Based on the challenges and an assessment of fastest-time-to-value, the joint team co-defined two process control solutions that emerged as Panasonic’s first smart factory offerings. The first solution involved creating an advanced plasma dicer through fully automating the recipe generation.
Plasma packaging is a bit like magic. For an engineer trying to find the right plasma recipe, what needs to come out at the end is a wafer with precise cut patterns. That means making the right combination of decisions on variables like vacuum pressure and power, electron energy, ion energies and gases, to name a few.
To develop the proof-of-concept solution, the IBM Research team developed deep learning algorithms that — through huge numbers of calculations — enabled engineers to rapidly derive the optimal mix of variable points. “Rather than relying on intuition or trial and error,” Hiroshima explains, “engineers have an intuitive, visual interface [designed by IBM Consulting] that can simulate the process accurately and in just seconds.”

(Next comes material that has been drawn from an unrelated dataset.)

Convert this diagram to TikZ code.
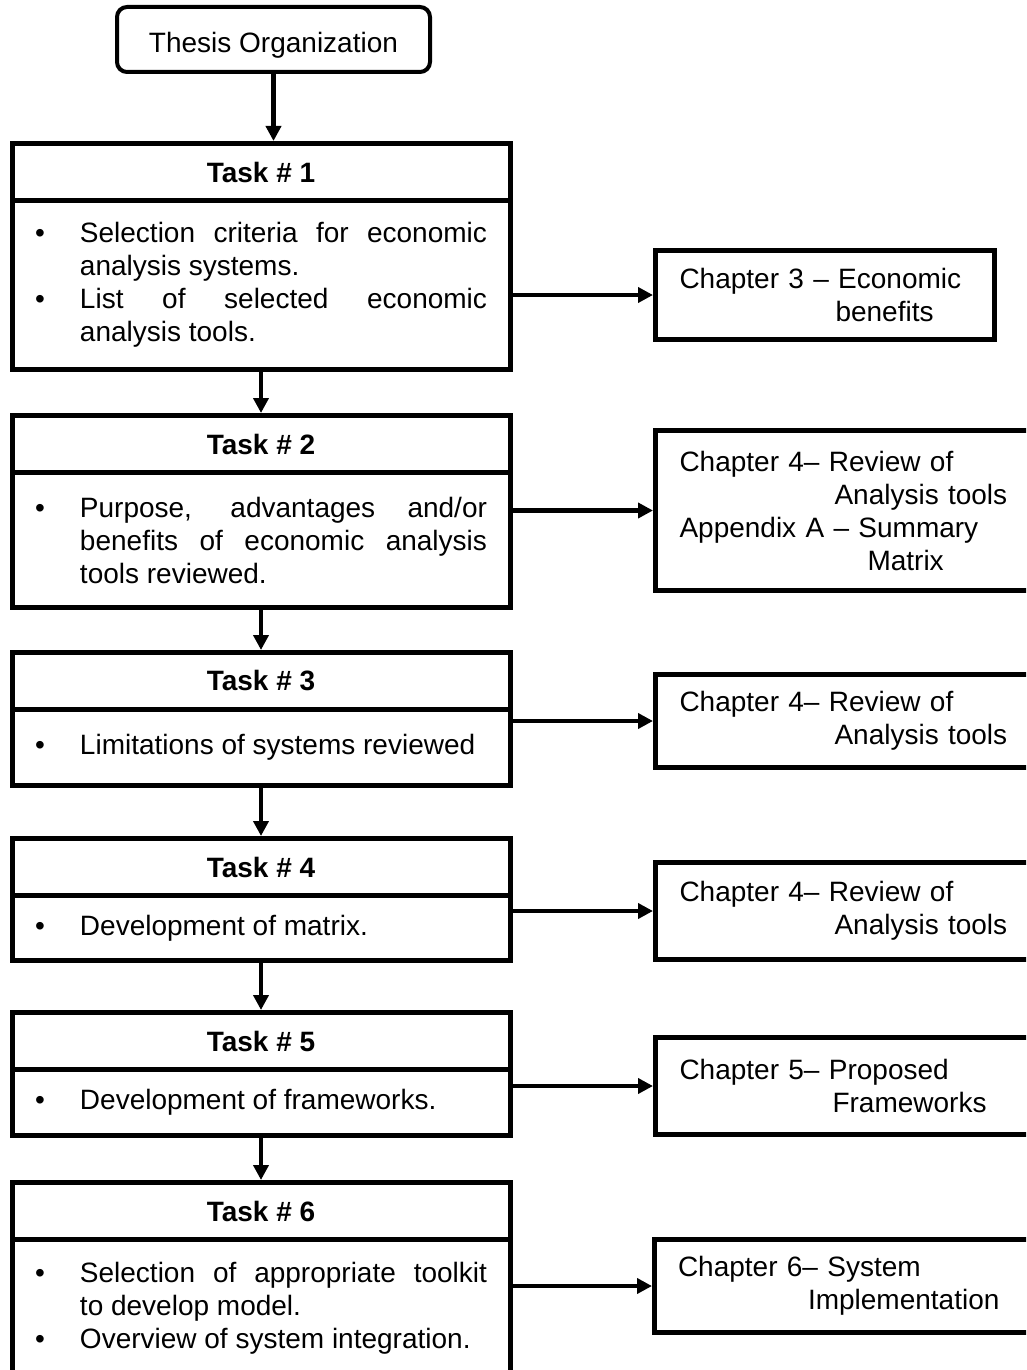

The second proof of concept co-created by the team addressed a different pain point: the need to optimize plasma cleaner machine performance through smarter, data-driven maintenance practices. “Rather than recipes, the plasma cleaning application uses advanced computation to identify the optimal time to perform cleaning and maintenance,” says Hiroshima. “Too early creates unnecessary costs, while too late risks poor quality and even machine breakdowns.”
Like the dicing solution, the machine status application is underpinned by algorithms developed by IBM Research. Using data from machine-mounted sensors, the application correlates changes in machine operating efficiency with the conditions of various machine parts. The highly intuitive, visual output, notes Hiroshima, is like a wish list for over-taxed technicians. “Technicians on the factory floor get an alert, for example, that one particular plasma cleaner out of many is performing at a suboptimal level, and that dirt on the electrode is the most likely reason,” he says. “This insight enables the technician to take corrective action that maintains high quality and minimizes production disruptions.”